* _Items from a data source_
<<<<
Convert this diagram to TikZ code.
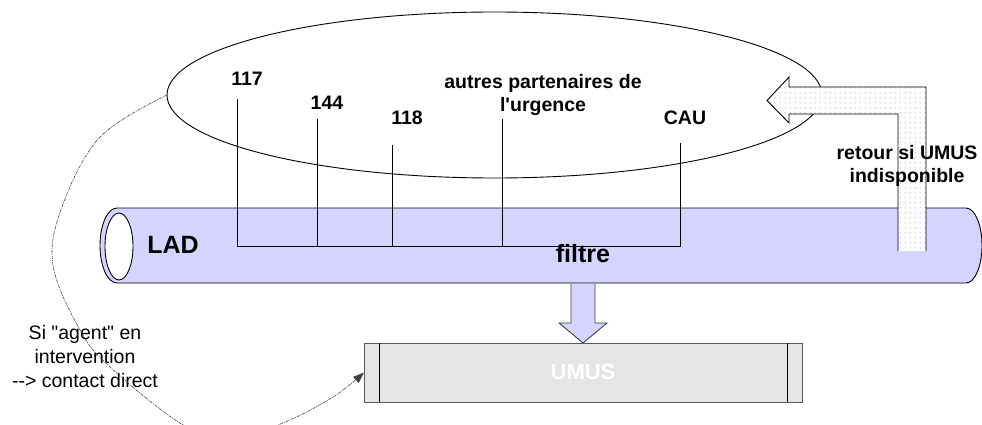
\documentclass[tikz,border=0pt]{standalone}
\usepackage{fontspec}
\setmainfont{Liberation Sans}[Ligatures=TeXOff]
\usetikzlibrary{arrows.meta,patterns.meta,shapes.geometric}

\definecolor{lav}{HTML}{D4D4FF}
\definecolor{dotcol}{HTML}{A8A8EC}
\definecolor{boxgray}{HTML}{E5E5E5}

% sparse dot fill for the return arrow
\tikzdeclarepattern{
  name=sparsedots,
  type=uncolored,
  bounding box={(0pt,0pt) and (4.6pt,4.6pt)},
  tile size={(4.6pt,4.6pt)},
  code={\fill (2.3pt,2.3pt) circle[radius=0.75pt];}
}

\begin{document}
\begin{tikzpicture}[x=1pt,y=-1pt,
  lbl/.style={font=\bfseries\fontsize{19.5}{23}\selectfont, inner sep=0pt, align=center},
  biglbl/.style={font=\bfseries\fontsize{25}{28}\selectfont, inner sep=0pt},
  note/.style={font=\fontsize{19.5}{24}\selectfont, inner sep=0pt, align=center},
  thinline/.style={line width=0.9pt},
  dcurve/.style={line width=0.6pt, draw=black!75, dash pattern=on 3pt off 1pt on 1pt off 1pt,
                 -{Triangle[length=11pt,width=8pt]}},
]
\useasboundingbox (0,0) rectangle (982,425);

% group of emergency partners
\node[draw, ellipse, thinline, minimum width=655pt, minimum height=166pt,
      inner sep=0pt, outer sep=0pt] (grp) at (494.5,95) {};

% the LAD pipe
\path[draw, fill=lav, thinline]
  (117,208) -- (966,208)
  arc[start angle=90, end angle=-90, x radius=16pt, y radius=37.5pt]
  -- (117,283)
  arc[start angle=270, end angle=90, x radius=17pt, y radius=37.5pt]
  -- cycle;
\draw[thinline, fill=white] (119,246.5) ellipse[x radius=14pt, y radius=33.5pt];

% partner labels
\node[lbl] (n117) at (247,79) {117};
\node[lbl] (n144) at (327,103) {144};
\node[lbl] (n118) at (407,118) {118};
\node[lbl] (naut) at (543,95) {autres partenaires de\\l'urgence};
\node[lbl] (ncau) at (685,118) {CAU};

% lines feeding the filter
\coordinate (t117) at (237,99);
\coordinate (t144) at (317,119);
\coordinate (t118) at (392,145);
\coordinate (taut) at (502,119);
\coordinate (tcau) at (680,143);
\coordinate (corner) at (680,246);
\draw[thinline] (t117) |- (corner) -- (tcau);
\foreach \c in {t144,t118,taut}
  \draw[thinline] (\c) -- (\c |- corner);

\node[biglbl] (lad) at (173,245) {LAD};
\node[biglbl] (filtre) at (583,254) {filtre};

% return arrow back to the partners
\path[preaction={fill=white}, pattern=sparsedots, pattern color=dotcol]
  (898,251) -- (898,114) -- (789,114) -- (789,123) -- (767,100.5)
  -- (789,77) -- (789,87) -- (926,87) -- (926,251) -- cycle;
\draw[thinline]
  (898,251) -- (898,114) -- (789,114) -- (789,123) -- (767,100.5)
  -- (789,77) -- (789,87) -- (926,87) -- (926,251);
\node[lbl] (retour) at (907,166) {retour si UMUS\\indisponible};

% UMUS unit
\node[draw=black!65, thinline, fill=boxgray, minimum width=438pt, minimum height=59pt,
      inner sep=0pt, outer sep=0pt]
  (umus) at (583,372.5) {};
\node[text=white, font=\bfseries\fontsize{22}{26}\selectfont, inner sep=0pt] (umuslbl) at (583,372) {UMUS};
\draw[thinline] ([xshift=15pt]umus.north west) -- ([xshift=15pt]umus.south west);
\draw[thinline] ([xshift=-15pt]umus.north east) -- ([xshift=-15pt]umus.south east);

% block arrow from the filter down to UMUS
\path[fill=lav] (571,284) -- (571,323) -- (559,323) -- (583,343) -- (607,323) -- (595,323) -- (595,284) -- cycle;
\draw[thinline, draw=black!75] (571,284) -- (571,323) -- (559,323) -- (583,343) -- (607,323) -- (595,323) -- (595,284);

% direct contact path
\node[note] (agent) at (85,357) {Si "agent" en\\intervention\\--> contact direct};
\begin{scope}
  \clip (0,0) rectangle (982,425);
  \draw[dcurve] plot[smooth, tension=0.6] coordinates
    {(grp.west) (100,137) (62,207) (53,265) (80,330) (110,367) (180,423)
     (228,440) (283,423) (333,397) (umus.west)};
\end{scope}
\end{tikzpicture}
\end{document}
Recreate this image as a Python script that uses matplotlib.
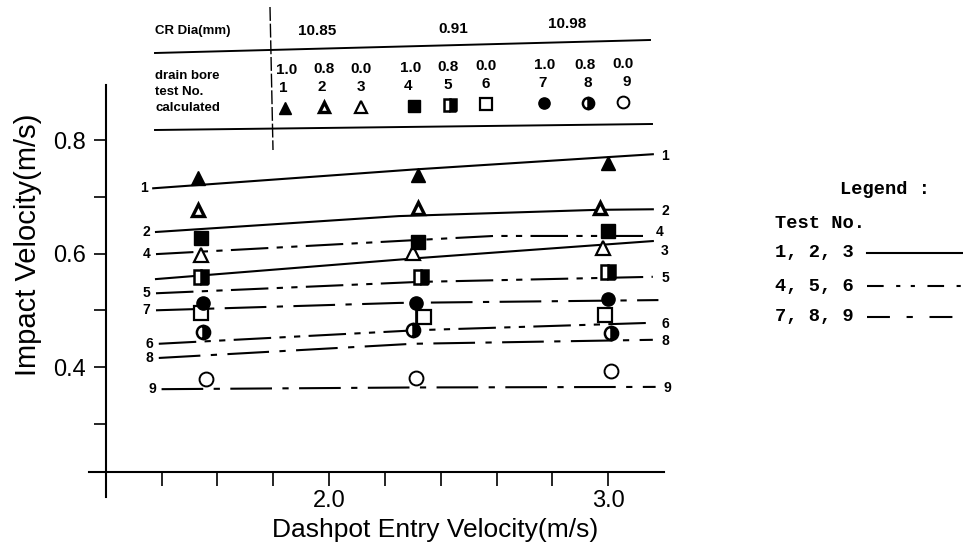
import numpy as np
import matplotlib.pyplot as plt
from matplotlib.lines import Line2D

plt.rcParams['font.family'] = ['Liberation Sans', 'DejaVu Sans']

W, H = 963, 546

# measured points (3 entry velocities per test)
test_no = [1, 2, 3, 4, 5, 6, 7, 8, 9]
meas_x = [[1.53, 2.32, 3.00],
          [1.53, 2.32, 2.97],
          [1.54, 2.30, 2.98],
          [1.54, 2.32, 3.00],
          [1.54, 2.33, 3.00],
          [1.54, 2.34, 2.99],
          [1.55, 2.31, 3.00],
          [1.55, 2.30, 3.01],
          [1.56, 2.31, 3.01]]
meas_y = [[0.733, 0.738, 0.759],
          [0.677, 0.680, 0.680],
          [0.597, 0.601, 0.610],
          [0.628, 0.620, 0.640],
          [0.559, 0.559, 0.567],
          [0.495, 0.488, 0.492],
          [0.513, 0.513, 0.520],
          [0.462, 0.465, 0.460],
          [0.379, 0.381, 0.393]]

# calculated curves
curve_x = [[1.37, 2.30, 3.16],
           [1.38, 2.25, 2.96, 3.16],
           [1.38, 2.32, 3.16],
           [1.38, 2.32, 2.59, 3.14],
           [1.38, 2.32, 3.16],
           [1.39, 2.32, 3.16],
           [1.38, 2.25, 3.18],
           [1.39, 2.30, 3.16],
           [1.40, 2.30, 3.17]]
curve_y = [[0.715, 0.748, 0.775],
           [0.638, 0.666, 0.677, 0.678],
           [0.555, 0.592, 0.622],
           [0.599, 0.624, 0.631, 0.631],
           [0.530, 0.550, 0.559],
           [0.441, 0.465, 0.478],
           [0.500, 0.513, 0.518],
           [0.416, 0.441, 0.448],
           [0.361, 0.364, 0.365]]
left_labelled = [1, 2, 4, 5, 6, 7, 8, 9]
right_labelled = [1, 2, 3, 4, 5, 6, 8, 9]

# table above the plot
cr_dia = ['10.85', '0.91', '10.98']
drain_bore = ['1.0', '0.8', '0.0', '1.0', '0.8', '0.0', '1.0', '0.8', '0.0']

dash_a = (0, (18, 4, 3, 4, 3, 4))
dash_b = (0, (20, 5, 3, 5))
line_styles = ['-', '-', '-', dash_a, dash_a, dash_a, dash_b, dash_b, dash_b]

marker_styles = [
    dict(marker='^', ms=9.5, mfc='k', mec='k'),
    dict(marker='^', ms=8, mfc='w', mec='k', mew=2.4),
    dict(marker='^', ms=10.5, mfc='w', mec='k', mew=1.6),
    dict(marker='s', ms=10.5, mfc='k', mec='k'),
    dict(marker='s', ms=10, fillstyle='right', mfc='k', mfcalt='w', mec='k', mew=1.8),
    dict(marker='s', ms=10.5, mfc='w', mec='k', mew=1.6),
    dict(marker='o', ms=9.5, mfc='k', mec='k'),
    dict(marker='o', ms=9.5, fillstyle='right', mfc='k', mfcalt='w', mec='k', mew=1.8),
    dict(marker='o', ms=10, mfc='w', mec='k', mew=1.4),
]


def fx(x):
    return x / W


def fy(y):
    return 1 - y / H


fig = plt.figure(figsize=(W / 100, H / 100), dpi=100)
ax = fig.add_axes([fx(89), fy(497), 575 / W, 412 / H])
ax.set_xlim(1.14, 3.2)
ax.set_ylim(0.171, 0.897)

for sp in ['top', 'right']:
    ax.spines[sp].set_visible(False)
ax.spines['left'].set_position(('data', 1.2))
ax.spines['bottom'].set_position(('data', 0.215))
ax.spines['left'].set_linewidth(1.5)
ax.spines['bottom'].set_linewidth(1.5)

xt = np.arange(1.2, 3.01, 0.2)
ax.set_xticks(xt)
ax.set_xticklabels(['2.0' if abs(v - 2) < 1e-6 else '3.0' if abs(v - 3) < 1e-6 else '' for v in xt])
yt = np.arange(0.3, 0.81, 0.1)
ax.set_yticks(yt)
ax.set_yticklabels(['%.1f' % v if round(v * 10) % 2 == 0 else '' for v in yt])
ax.tick_params(axis='x', direction='out', length=10, width=1.2, labelsize=17, pad=3)
ax.tick_params(axis='y', direction='out', length=9, width=1.2, labelsize=17, pad=5)

fig.text(fx(435), fy(530), 'Dashpot Entry Velocity(m/s)', fontsize=19, ha='center', va='center')
fig.text(fx(28), fy(245), 'Impact Velocity(m/s)', fontsize=21, rotation=90, ha='center', va='center')

# curves and labels
for i, n in enumerate(test_no):
    ax.plot(curve_x[i], curve_y[i], color='k', lw=1.5, linestyle=line_styles[i])
    if n in left_labelled:
        ax.annotate(str(n), (curve_x[i][0], curve_y[i][0]), xytext=(-4, 0), textcoords='offset points',
                    ha='right', va='center', fontsize=10, weight='bold')
    if n in right_labelled:
        dy = {3: -7, 4: 3}.get(n, -1)
        ax.annotate(str(n), (curve_x[i][-1], curve_y[i][-1]), xytext=(6, dy), textcoords='offset points',
                    ha='left', va='center', fontsize=10, weight='bold')

# measured markers
ax.plot([meas_x[6][1], meas_x[6][1]], [meas_y[6][1], meas_y[7][1]], color='k', lw=1.2)
for i, n in enumerate(test_no):
    st = dict(marker_styles[i])
    alt = st.pop('mfcalt', None)
    ln, = ax.plot(meas_x[i], meas_y[i], linestyle='none', **st)
    if alt:
        ln.set_markerfacecoloralt(alt)

# table
lab = dict(fontsize=9.5, weight='bold', va='center')
num = dict(fontsize=11, weight='bold', va='center', ha='center')
fig.text(fx(155), fy(31), 'CR Dia(mm)', **lab)
for s, x, y in zip(cr_dia, [317, 453, 567], [31, 29, 24]):
    fig.text(fx(x), fy(y), s, **num)
fig.text(fx(155), fy(76), 'drain bore', **lab)
fig.text(fx(155), fy(92), 'test No.', **lab)
fig.text(fx(155), fy(108), 'calculated', **lab)

col_bore = [287, 324, 361, 411, 448, 486, 545, 585, 623]
col_test = [283, 322, 361, 408, 448, 486, 543, 588, 627]
col_mark = [285, 324, 361, 414, 450, 486, 544, 588, 623]


def skew(x):
    return 6.0 * (x - 285) / 340


for j, (n, d) in enumerate(zip(test_no, drain_bore)):
    fig.text(fx(col_bore[j]), fy(70 - skew(col_bore[j])), d, **num)
    fig.text(fx(col_test[j]), fy(88 - skew(col_test[j])), str(n), **num)
    st = dict(marker_styles[j])
    alt = st.pop('mfcalt', None)
    st['ms'] = st['ms'] * 0.85
    xm = col_mark[j]
    mk = Line2D([fx(xm)], [fy(108 - skew(xm))], transform=fig.transFigure, linestyle='none', **st)
    if alt:
        mk.set_markerfacecoloralt(alt)
    fig.add_artist(mk)

fig.add_artist(Line2D([fx(155), fx(650)], [fy(53), fy(40)], transform=fig.transFigure, color='k', lw=1.4))
fig.add_artist(Line2D([fx(155), fx(652)], [fy(130), fy(124)], transform=fig.transFigure, color='k', lw=1.4))
fig.add_artist(Line2D([fx(270), fx(273)], [fy(7), fy(150)], transform=fig.transFigure, color='k', lw=1.0,
                      linestyle=(0, (10, 2))))

# legend
lg = dict(family=['Liberation Mono', 'DejaVu Sans Mono'], weight='bold', fontsize=13.5, va='center')
fig.text(fx(840), fy(190), 'Legend :', **lg)
fig.text(fx(775), fy(223), 'Test No.', **lg)
leg_dash = ['-', (0, (8, 6, 2, 5, 2, 6)), (0, (11, 8, 3, 8))]
for k, y in enumerate([253, 286, 317]):
    grp = test_no[3 * k:3 * k + 3]
    fig.text(fx(775), fy(y), ', '.join(str(g) for g in grp), **lg)
    fig.add_artist(Line2D([fx(867), fx(963)], [fy(y), fy(y)], transform=fig.transFigure, color='k',
                          lw=1.5, linestyle=leg_dash[k]))

fig.savefig('out.png', dpi=100)
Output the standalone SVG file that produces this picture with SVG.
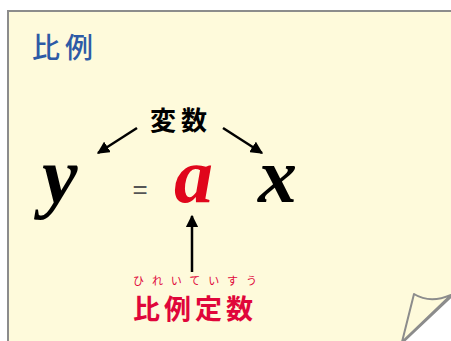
<svg xmlns="http://www.w3.org/2000/svg" width="451" height="341" viewBox="0 0 451 341">
<defs>
<style>
.paper{fill:#fefadb;stroke:#8c8c8c;stroke-width:2}
.jp{font-family:"Noto Sans CJK JP","Noto Sans CJK SC",sans-serif}
.var{font-family:"Liberation Serif","Times New Roman",serif;font-style:italic;font-weight:bold}
.conn{stroke:#000;stroke-width:2.5;fill:none}
</style>
<marker id="ah" viewBox="0 0 10 10" refX="9" refY="5" markerWidth="5" markerHeight="5" markerUnits="strokeWidth" orient="auto">
<path d="M0,0 L10,5 L0,10 Z" fill="#000"/>
</marker>
</defs>
<rect width="451" height="341" fill="#ffffff"/>
<g id="paper">
<path class="paper" d="M8,11 H453 V295 L402,343 H8 Z"/>
<path class="paper" d="M402,342 L414,294 Q430,304 451,295 Z" stroke-linejoin="round"/>
</g>
<g id="title">
<text x="32" y="58" class="jp" font-size="28" fill="#2d5aa6" font-weight="500" letter-spacing="5">比例</text>
</g>
<g id="hensu">
<text x="150" y="130" class="jp" font-size="26" fill="#000" font-weight="bold" letter-spacing="5">変数</text>
</g>
<g id="y">
<text x="42" y="203" class="var" font-size="80" fill="#000">y</text>
</g>
<g id="eq">
<text x="140" y="198" font-family="Liberation Sans,Arial,sans-serif" font-size="26" fill="#555" text-anchor="middle">=</text>
</g>
<g id="a">
<text x="174" y="202" class="var" font-size="78" fill="#e0061b">a</text>
</g>
<g id="x">
<text x="258" y="202" class="var" font-size="78" fill="#000">x</text>
</g>
<g id="constant">
<text x="133" y="285" class="jp" font-size="11" fill="#e0063a" textLength="124" lengthAdjust="spacing">ひれいていすう</text>
<text x="133" y="319" class="jp" font-size="27" fill="#e0063a" font-weight="bold" letter-spacing="4">比例定数</text>
</g>
<g id="connectors">
<line class="conn" x1="137" y1="128" x2="98" y2="153" marker-end="url(#ah)"/>
<line class="conn" x1="223" y1="128" x2="262" y2="153" marker-end="url(#ah)"/>
<line class="conn" x1="192" y1="272" x2="192" y2="216" marker-end="url(#ah)"/>
</g>
</svg>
>>>>
* _What the task requires_
From the listing above, repeat only the lines between the line containing "Recreate this image" and the line containing "[0.379, 0.381, 0.393]]", those two included. Pictures are not part of the copy.

* _Written response_
Recreate this image as a Python script that uses matplotlib.
import numpy as np
import matplotlib.pyplot as plt
from matplotlib.lines import Line2D

plt.rcParams['font.family'] = ['Liberation Sans', 'DejaVu Sans']

W, H = 963, 546

# measured points (3 entry velocities per test)
test_no = [1, 2, 3, 4, 5, 6, 7, 8, 9]
meas_x = [[1.53, 2.32, 3.00],
          [1.53, 2.32, 2.97],
          [1.54, 2.30, 2.98],
          [1.54, 2.32, 3.00],
          [1.54, 2.33, 3.00],
          [1.54, 2.34, 2.99],
          [1.55, 2.31, 3.00],
          [1.55, 2.30, 3.01],
          [1.56, 2.31, 3.01]]
meas_y = [[0.733, 0.738, 0.759],
          [0.677, 0.680, 0.680],
          [0.597, 0.601, 0.610],
          [0.628, 0.620, 0.640],
          [0.559, 0.559, 0.567],
          [0.495, 0.488, 0.492],
          [0.513, 0.513, 0.520],
          [0.462, 0.465, 0.460],
          [0.379, 0.381, 0.393]]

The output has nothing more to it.